Diarmuid Hampsey, Steven’s step-father, discovered his body when he entered his flat at around 11pm on October 27, last year.

He described the moment he discovered his step-son’s body: “I could see him from the hall. He was sitting in an upright position and there was no response when I called his name.

“I knew by the look on his face and the colour of his body it was all over.”

Mr Hampsey said he then went outside and rang 999 to report his death.

Dr Michael Healy, Steven’s GP, said that he had been drug and alcohol dependant and had been prescribed a number of different medications for depression, anxiety, stomach problems, back pain, asthma and hay fever. He had also been prescribed sleeping tablets, which were later stopped, but he admitted to his doctor he was buying them or taking relatives’ pills.

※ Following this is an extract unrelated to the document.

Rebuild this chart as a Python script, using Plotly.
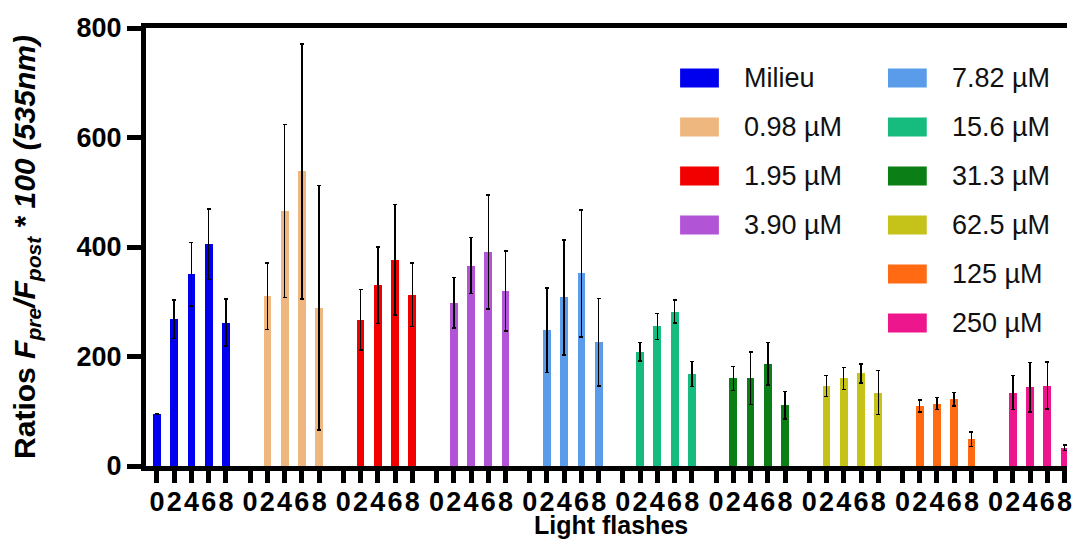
"""Light-flash ratios per concentration, Prism-style grouped bars (Plotly)."""

import numpy as np
import plotly.graph_objects as go

# ---- data --------------------------------------------------------------------
groups = ["Milieu", "0.98 µM", "1.95 µM", "3.90 µM", "7.82 µM",
          "15.6 µM", "31.3 µM", "62.5 µM", "125 µM", "250 µM"]
colors = ["#0000EE", "#EFB780", "#F20000", "#B254D6", "#5B9CEA",
          "#15BC7E", "#0B7E16", "#C5C21A", "#FF6A12", "#EE168C"]
flashes = [0, 2, 4, 6, 8]

means = [
    [95, 268, 350, 405, 262],
    [None, 310, 466, 538, 289],
    [None, 267, 330, 377, 313],
    [None, 298, 366, 391, 320],
    [None, 248, 308, 352, 226],
    [None, 209, 255, 282, 168],
    [None, 160, 160, 187, 111],
    [None, 146, 160, 169, 134],
    [None, 110, 114, 122, 49],
    [None, 134, 144, 147, 33],
]
errors = [
    [None, 35, 58, 64, 43],
    [None, 61, 158, 233, 223],
    [None, 55, 70, 101, 58],
    [None, 46, 51, 104, 73],
    [None, 77, 105, 116, 80],
    [None, 17, 24, 21, 23],
    [None, 22, 48, 39, 25],
    [None, 19, 20, 17, 40],
    [None, 11, 11, 12, 13],
    [None, 31, 45, 43, 5],
]

GROUP_STEP = 5.4          # slot units between group starts
SLOT_PX = 17.35           # pixels per slot
PAGE = 8                  # default body margin of the html page
W, H = 1080 - 2 * PAGE, 549 - 2 * PAGE   # keep the page free of scrollbars
L, R, T = 146 - PAGE, 0, 28 - PAGE
B = H - (466 - PAGE)

slot = np.arange(len(flashes))
fig = go.Figure()
tickvals, ticktext = [], []
for g, (name, col) in enumerate(zip(groups, colors)):
    xs = g * GROUP_STEP + slot
    tickvals += list(xs)
    ticktext += [str(f) for f in flashes]
    fig.add_trace(go.Bar(
        x=xs, y=means[g], name=name, width=0.45,
        marker=dict(color=col, line=dict(width=0)),
        error_y=dict(type="data", array=errors[g], visible=True,
                     color="black", thickness=1.5, width=2),
        showlegend=False,
    ))


# screen pixel -> paper fraction
def px_x(p):
    return (p - PAGE - L) / (W - L - R)


def px_y(p):
    return (H - B - (p - PAGE)) / (H - T - B)


# legend drawn as wide swatches, two columns like the original
columns = [(groups[:4], colors[:4], 683), (groups[4:], colors[4:], 892)]
for names, cols, x0 in columns:
    for i, (name, col) in enumerate(zip(names, cols)):
        yc = 78 + 49 * i
        fig.add_shape(type="rect", xref="paper", yref="paper",
                      x0=px_x(x0), x1=px_x(x0 + 39),
                      y0=px_y(yc + 9.5), y1=px_y(yc - 9.5),
                      fillcolor=col, line=dict(width=0))
        fig.add_annotation(xref="paper", yref="paper", x=px_x(x0 + 62),
                           y=px_y(yc), text=name, showarrow=False,
                           xanchor="left", yanchor="middle",
                           font=dict(size=27, color="#111",
                                     family="Liberation Sans, Arial"))

# x title as an annotation so it sits right under the tick labels
fig.add_annotation(xref="paper", yref="paper", x=px_x(614), y=px_y(509),
                   text="Light flashes", showarrow=False,
                   xanchor="center", yanchor="top",
                   font=dict(size=25, weight="bold", color="black"))

x_lo = -(157 - 146) / SLOT_PX
x_hi = x_lo + (W - L - R) / SLOT_PX
fig.update_layout(
    width=W, height=H,
    margin=dict(l=L, r=R, t=T, b=B),
    plot_bgcolor="white", paper_bgcolor="white",
    font=dict(family="Liberation Sans, Arial", color="black"),
    bargap=0,
    xaxis=dict(
        range=[x_lo, x_hi],
        tickmode="array", tickvals=tickvals, ticktext=ticktext,
        ticks="outside", ticklen=12, tickwidth=5, tickcolor="black",
        showline=True, linewidth=5, linecolor="black", mirror=True,
        showgrid=False, zeroline=False, ticklabeloverflow="allow",
        ticklabelstandoff=-4,
        tickfont=dict(size=27, weight="bold"),
    ),
    yaxis=dict(
        range=[0, 800], tickvals=[0, 200, 400, 600, 800],
        ticks="outside", ticklen=14, tickwidth=5, tickcolor="black",
        showline=True, linewidth=5, linecolor="black",
        showgrid=False, zeroline=False,
        tickfont=dict(size=27, weight="bold"),
        title=dict(
            text="Ratios <i>F<sub>pre</sub>/F<sub>post</sub> * 100 (535nm)</i>",
            standoff=35, font=dict(size=30, weight="bold")),
    ),
)

fig.write_html("out.html")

However, Dr Healy said that Steven had ‘made it clear’ that he did not have suicidal thoughts and the intervals between his requests for medication were standard.

Coroner McGurgan added: “I am dealing with a tidal wave of deaths involving young people and drugs.

“They can buy them off the internet and there’s no way to police this. You just cannot take drugs that are not prescribed by your doctor. If you are going to do this, you are going to end up dead.”

The pathologist that carried out the post-mortem on Steven’s body confirmed that he had 11 different types of drugs in his system; most were prescription drugs including Diazepam, Morphine and Codeine, however, cocaine was also detected.

The pathologist said that although each of the drugs was not present in high levels, the combination of them caused complications causing respiratory difficulties aggravated by pre-existing bronchopneumonia.

Coroner McGurgan remarked that he had ‘never come across a case where there were so many drugs in a person’ but that he was ‘satisfied it was an accident and that Steven did not intend to take his own life’.

He commended Ms Coyle and her partner, Mr Hampsey, for the ‘dignity and fortitude’ with which they had faced ‘having to relive the trauma of the loss of Steven’.

He continued: “I hope other families out there listen and pay attention to what you have had to say. We are fighting a tide of drug abuse in Northern Ireland and there’s no doubt about it, if you start using drugs they will kill you.

He said: “I cannot give any stronger a message than that you must stop messing with drugs. Society needs to realise that it’s losing its young people, particularly to prescription drugs.”

The coroner offered his sincere condolences to the family and added: “I hope whoever takes the time to read about this inquest will sit up and realise they need to stop taking drugs.”